Morning Thanks

Garrison Keillor once said we'd all be better off if we all started the day by giving thanks for just one thing. I'll try.

Tuesday, September 25, 2007


The Massacre


If I never teach again after this year, what I most won't miss is the kind of day I'm facing right now--a day when what I lug along into class is disliked by students as heartily as it is beloved by me. That dissonance is always disheartening, and my getting older only makes it worse--and more frequent.

This morning, Ian Frazier's Great Plains--case in point. Frazier's book is a junk drawer of info that, most of the time, looks incredibly out-of-control because, for the most part, it is. It's a mess. It's a playground.

But then, so are the Great Plains, he'd say--they've been a playground for as long as Europeans have tried to live out here. The very first white settlers to these climes--my own neighborhood--were the raucous sons of English land barons who came out here to do little more than hunt fox on their loyal steeds.
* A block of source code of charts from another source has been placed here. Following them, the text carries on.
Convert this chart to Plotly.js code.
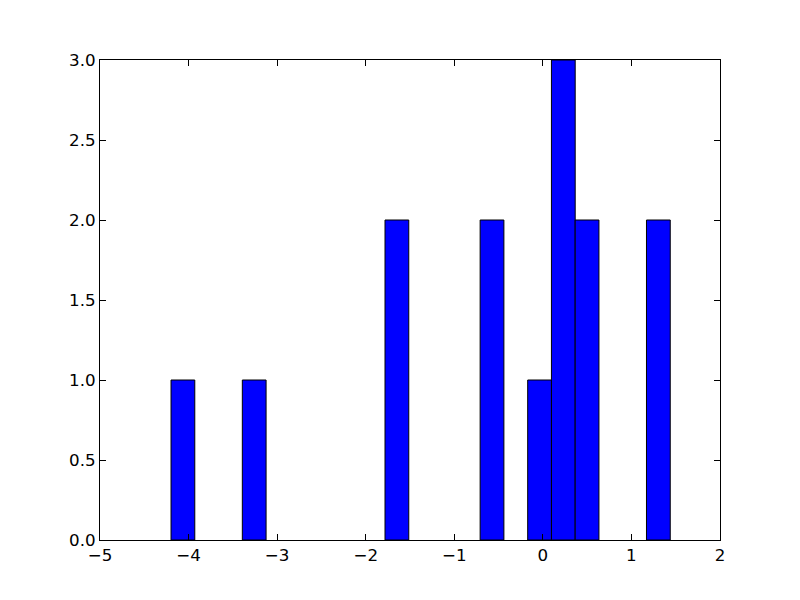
<!DOCTYPE html>
<html>
<head>
<meta charset="utf-8">
<script src="https://cdn.plot.ly/plotly-3.0.1.min.js"></script>
<style>html,body{margin:0;padding:0;background:#fff;}#chart{width:800px;height:600px;}</style>
</head>
<body>
<div id="chart"></div>
<script>
// Histogram bins (non-empty bins only)
var binCenters = [-4.064, -3.259, -1.648, -0.574, -0.037, 0.231, 0.499, 1.304];
var counts = [1, 1, 2, 2, 1, 3, 2, 2];
var binWidth = 0.2684;
var xTicks = [-5, -4, -3, -2, -1, 0, 1, 2];
var yTicks = [0, 0.5, 1, 1.5, 2, 2.5, 3];

var trace = {
  type: 'bar',
  x: binCenters,
  y: counts,
  width: binCenters.map(function(){return binWidth;}),
  marker: {color: '#0000ff', line: {color: '#000000', width: 1}},
  hoverinfo: 'x+y'
};

var axisCommon = {
  showgrid: false,
  zeroline: false,
  showline: true,
  linecolor: '#000',
  linewidth: 1,
  mirror: 'allticks',
  ticks: 'inside',
  ticklen: 6,
  tickwidth: 1,
  tickcolor: '#000',
  tickfont: {family: 'DejaVu Sans', size: 16.7, color: '#000'}
};

var layout = {
  width: 800,
  height: 600,
  margin: {l: 100, r: 80, t: 60, b: 60},
  paper_bgcolor: '#fff',
  plot_bgcolor: '#fff',
  showlegend: false,
  bargap: 0,
  xaxis: Object.assign({}, axisCommon, {range: [-5, 2], tickmode: 'array', tickvals: xTicks, ticktext: xTicks.map(function(v){return v < 0 ? '\u2212' + Math.abs(v) : String(v);})}),
  yaxis: Object.assign({}, axisCommon, {range: [0, 3], tickmode: 'array', tickvals: yTicks, ticktext: yTicks.map(function(v){return v.toFixed(1);})})
};

Plotly.newPlot('chart', [trace], layout, {displayModeBar: false, staticPlot: true});
</script>
</body>
</html>
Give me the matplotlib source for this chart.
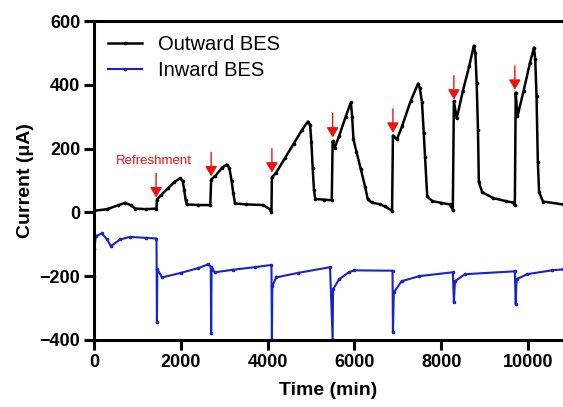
import numpy as np
import matplotlib.pyplot as plt

plt.rcParams['font.family'] = ['Liberation Sans', 'DejaVu Sans']

# outward BES (black)
out_t = [0, 300, 550, 720, 850, 950, 1200, 1440,
         1450, 1550, 1700, 1850, 1980, 2040, 2080, 2110, 2140, 2400, 2680,
         2700, 2800, 2950, 3060, 3120, 3170, 3210, 3250, 3500, 3900, 4050, 4090,
         4100, 4200, 4400, 4600, 4800, 4930, 4980, 5010, 5040, 5070, 5100, 5300, 5480,
         5500, 5550, 5650, 5800, 5920, 5950, 5980, 6050, 6150, 6250, 6310, 6400, 6600, 6700, 6870,
         6890, 6980, 7100, 7300, 7470, 7510, 7560, 7600, 7630, 7680, 7800, 8000, 8200, 8270,
         8295, 8360, 8500, 8650, 8755, 8790, 8820, 8850, 8870, 8950, 9200, 9500, 9650, 9700,
         9720, 9760, 9900, 10050, 10140, 10170, 10200, 10230, 10260, 10350, 10800]
out_i = [5, 10, 22, 30, 22, 12, 10, 12,
         40, 55, 75, 95, 107, 100, 70, 40, 25, 23, 23,
         103, 115, 140, 150, 140, 100, 60, 28, 25, 23, 10, 0,
         110, 125, 170, 215, 260, 285, 275, 220, 140, 70, 42, 40, 38,
         223, 203, 240, 300, 345, 300, 229, 190, 135, 80, 41, 31, 25, 19, 5,
         241, 229, 270, 350, 404, 390, 345, 250, 175, 50, 35, 30, 25, 9,
         348, 295, 380, 460, 523, 500, 407, 260, 94, 63, 45, 35, 31, 22,
         376, 301, 380, 470, 517, 480, 364, 157, 63, 34, 25]

# inward BES (blue)
in_t = [0, 5, 10, 40, 180, 300, 390, 600, 830, 1200, 1440,
        1450, 1460, 1570, 2000, 2400, 2630, 2690,
        2700, 2710, 2790, 3200, 3700, 4090,
        4100, 4110, 4200, 4700, 5440,
        5500, 5510, 5650, 5870, 6000, 6880,
        6890, 6910, 7090, 7500, 8270,
        8295, 8320, 8550, 9700,
        9720, 9740, 9980, 10550, 10800]
in_i = [-400, -200, -116, -75, -66, -85, -106, -85, -77, -80, -82,
        -345, -179, -204, -190, -175, -163, -170,
        -379, -179, -188, -180, -172, -165,
        -400, -232, -204, -190, -172,
        -400, -241, -210, -188, -182, -183,
        -376, -251, -216, -200, -188,
        -282, -216, -194, -185,
        -288, -210, -194, -182, -179]

# refreshment arrows: time and tip height
ref_t = [1430, 2700, 4100, 5500, 6890, 8295, 9700]
ref_tip = [47, 113, 125, 235, 250, 354, 385]

fig = plt.figure(figsize=(5.63, 4.07), dpi=100)
ax = fig.add_axes([0.167, 0.165, 0.833, 0.783])

ax.plot(out_t, out_i, '-', color='black', lw=1.8, marker='o', ms=1.6, label='Outward BES')
ax.plot(in_t, in_i, '-', color='#1a22c8', lw=1.5, marker='o', ms=1.6, label='Inward BES')

for t, y in zip(ref_t, ref_tip):
    ax.annotate('', xy=(t, y), xytext=(t, y + 75),
                arrowprops=dict(arrowstyle='-|>,head_width=0.36,head_length=0.6',
                                color='#ee1111', lw=1, mutation_scale=10,
                                shrinkA=0, shrinkB=0))
ax.text(1390, 160, 'Refreshment', color='#ee1111', fontsize=9.5, ha='center', va='center')

ax.set_xlim(0, 10810)
ax.set_ylim(-400, 600)
ax.set_xticks(range(0, 10001, 2000))
ax.set_yticks(range(-400, 601, 200))
ax.spines['right'].set_visible(False)
for s in ['left', 'top', 'bottom']:
    ax.spines[s].set_linewidth(2.2)
ax.tick_params(width=2.2, length=7, labelsize=13, pad=3)
for lab in ax.get_xticklabels() + ax.get_yticklabels():
    lab.set_fontweight('bold')
ax.set_xlabel('Time (min)', fontsize=14, fontweight='bold', labelpad=8)
ax.set_ylabel('Current (μA)', fontsize=14, fontweight='bold', labelpad=4)

ax.legend(loc='upper left', frameon=False, fontsize=14.5, handlelength=1.7,
          handletextpad=0.8, borderaxespad=0.3, labelspacing=0.35, numpoints=1)

fig.savefig('out.png', dpi=100)
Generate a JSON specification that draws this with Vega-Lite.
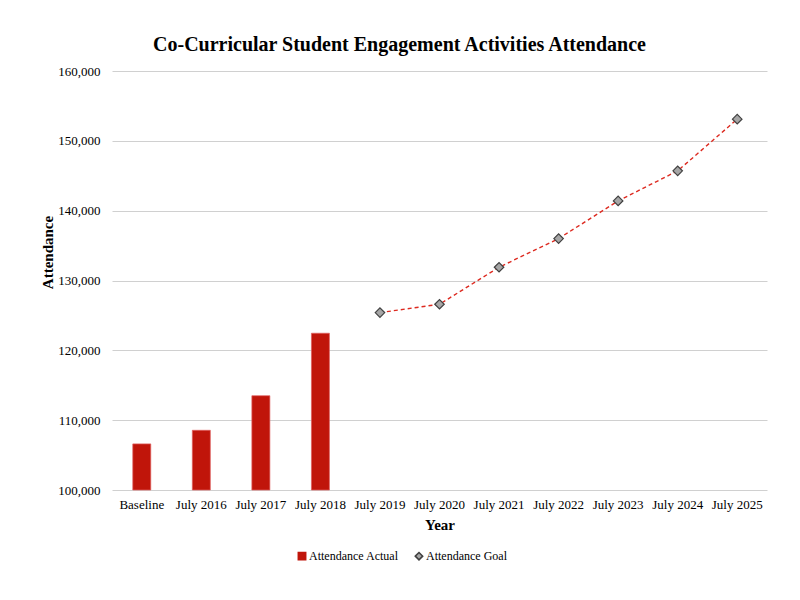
{
  "$schema": "https://vega.github.io/schema/vega-lite/v6.json",
  "autosize": "none",
  "width": 655,
  "height": 419,
  "padding": {"left": 112, "top": 71, "right": 33, "bottom": 110},
  "background": "white",
  "title": {
    "text": "Co-Curricular Student Engagement Activities Attendance",
    "font": "Liberation Serif",
    "fontSize": 20,
    "fontWeight": "bold",
    "color": "#000000",
    "anchor": "middle",
    "dx": -40,
    "offset": 10
  },
  "data": {
    "values": [
      {"Year": "Baseline", "Series": "Attendance Actual", "Value": 106600},
      {"Year": "July 2016", "Series": "Attendance Actual", "Value": 108550},
      {"Year": "July 2017", "Series": "Attendance Actual", "Value": 113500},
      {"Year": "July 2018", "Series": "Attendance Actual", "Value": 122450},
      {"Year": "July 2019", "Series": "Attendance Goal", "Value": 125400},
      {"Year": "July 2020", "Series": "Attendance Goal", "Value": 126600},
      {"Year": "July 2021", "Series": "Attendance Goal", "Value": 131900},
      {"Year": "July 2022", "Series": "Attendance Goal", "Value": 136000},
      {"Year": "July 2023", "Series": "Attendance Goal", "Value": 141400},
      {"Year": "July 2024", "Series": "Attendance Goal", "Value": 145700},
      {"Year": "July 2025", "Series": "Attendance Goal", "Value": 153100}
    ]
  },
  "encoding": {
    "x": {
      "field": "Year",
      "type": "nominal",
      "sort": null,
      "title": "Year",
      "scale": {"domain": ["Baseline", "July 2016", "July 2017", "July 2018", "July 2019", "July 2020", "July 2021", "July 2022", "July 2023", "July 2024", "July 2025"]},
      "axis": {
        "labelAngle": 0,
        "labelFont": "Liberation Serif",
        "labelFontSize": 13,
        "labelColor": "#000000",
        "labelPadding": 8,
        "ticks": false,
        "domain": false,
        "titleFont": "Liberation Serif",
        "titleFontSize": 15,
        "titleFontWeight": "bold",
        "titleColor": "#000000",
        "titlePadding": 6
      }
    },
    "y": {
      "field": "Value",
      "type": "quantitative",
      "title": "Attendance",
      "scale": {"domain": [100000, 160000], "zero": false, "nice": false},
      "axis": {
        "values": [100000, 110000, 120000, 130000, 140000, 150000, 160000],
        "format": ",.0f",
        "labelFont": "Liberation Serif",
        "labelFontSize": 13,
        "labelColor": "#000000",
        "labelPadding": 12,
        "ticks": false,
        "domain": false,
        "grid": true,
        "gridColor": "#d0d0d0",
        "gridWidth": 1,
        "titleFont": "Liberation Serif",
        "titleFontSize": 15,
        "titleFontWeight": "bold",
        "titleColor": "#000000",
        "titleX": -65,
        "titleY": 181,
        "titleBaseline": "middle",
        "titleAlign": "center",
        "titleAngle": 270
      }
    }
  },
  "layer": [
    {
      "transform": [{"filter": "datum.Series === 'Attendance Actual'"}],
      "mark": {"type": "bar", "size": 18, "stroke": "#e06060", "strokeWidth": 0.7},
      "encoding": {
        "y2": {"datum": 100000},
        "color": {
          "field": "Series",
          "type": "nominal",
          "scale": {"domain": ["Attendance Actual", "Attendance Goal"], "range": ["#c0150a", "#a6a6a6"]},
          "legend": {
            "title": null,
            "orient": "none",
            "direction": "horizontal",
            "legendX": 184,
            "legendY": 479,
            "labelFont": "Liberation Serif",
            "labelFontSize": 12,
            "labelColor": "#000000",
            "symbolSize": 55,
            "columnPadding": 13,
            "labelOffset": 1
          }
        }
      }
    },
    {
      "transform": [{"filter": "datum.Series === 'Attendance Goal'"}],
      "mark": {"type": "line", "color": "#dd2a20", "strokeDash": [4, 3], "strokeWidth": 1.4},
      "encoding": {}
    },
    {
      "transform": [{"filter": "datum.Series === 'Attendance Goal'"}],
      "mark": {"type": "point", "filled": true, "size": 90, "strokeWidth": 1.2, "opacity": 1},
      "encoding": {
        "color": {"field": "Series", "type": "nominal"},
        "shape": {
          "field": "Series",
          "type": "nominal",
          "scale": {"domain": ["Attendance Actual", "Attendance Goal"], "range": ["square", "diamond"]}
        },
        "stroke": {
          "field": "Series",
          "type": "nominal",
          "scale": {"domain": ["Attendance Actual", "Attendance Goal"], "range": ["#c0150a", "#404040"]}
        }
      }
    }
  ],
  "config": {
    "view": {"stroke": null},
    "font": "Liberation Serif"
  }
}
Frazier pushes that thesis into absurdity, really, claiming that the greatest Great Plains-er of all was none other than Custer, who, with his men, got himself slain but good on the banks of the Little Big Horn. But doggone it, the man had a great time out here.

Absurd as it sounds, that claim is probably more right than wrong. Why else would the man lead his troops into a Sioux encampment as big as Chicago? We're going to whup us some savages, he must have thought. Yeeehaw.

And I love this story: Captain Reno and his men, who weren't that far from the carnage, were in the battle themselves, of course, but fighting some distance away from the hill where Custer and his men were slaughtered. What all reports of Indian battles describe is the immense clouds of dust and smoke raised where fighting raged. Such was the case on the hill where Custer was killed. Reno and his men saw that mushroom cloud over yonder, but they still had no idea where in the world Custer had gone. It never once dawned on them that Gen. Yellow Hair could have a run smack dab into a Cheyenne and Sioux buzzsaw.

Why not? Because their white imaginations simply could not create a scenario of fear: it never dawned on them that Custer and his men would get slaughtered. So absolutely sure were they of the calvary's superiority, of European sovereignty, that they absolutely could not imagine what had, in fact, happened.

I love that story. How often have I not been a victim of my own limited imagination?

But Frazier says that all of this was grand time, and no one loved the whole spectacle more than Gen. George Armstrong Custer.

My students will struggle to stay awake, and I'll come back from class ticked--not only at them either, but at myself for not finding a way to make them like it.

Anyway, that's this morning. Ain't we got fun out here on the Plains?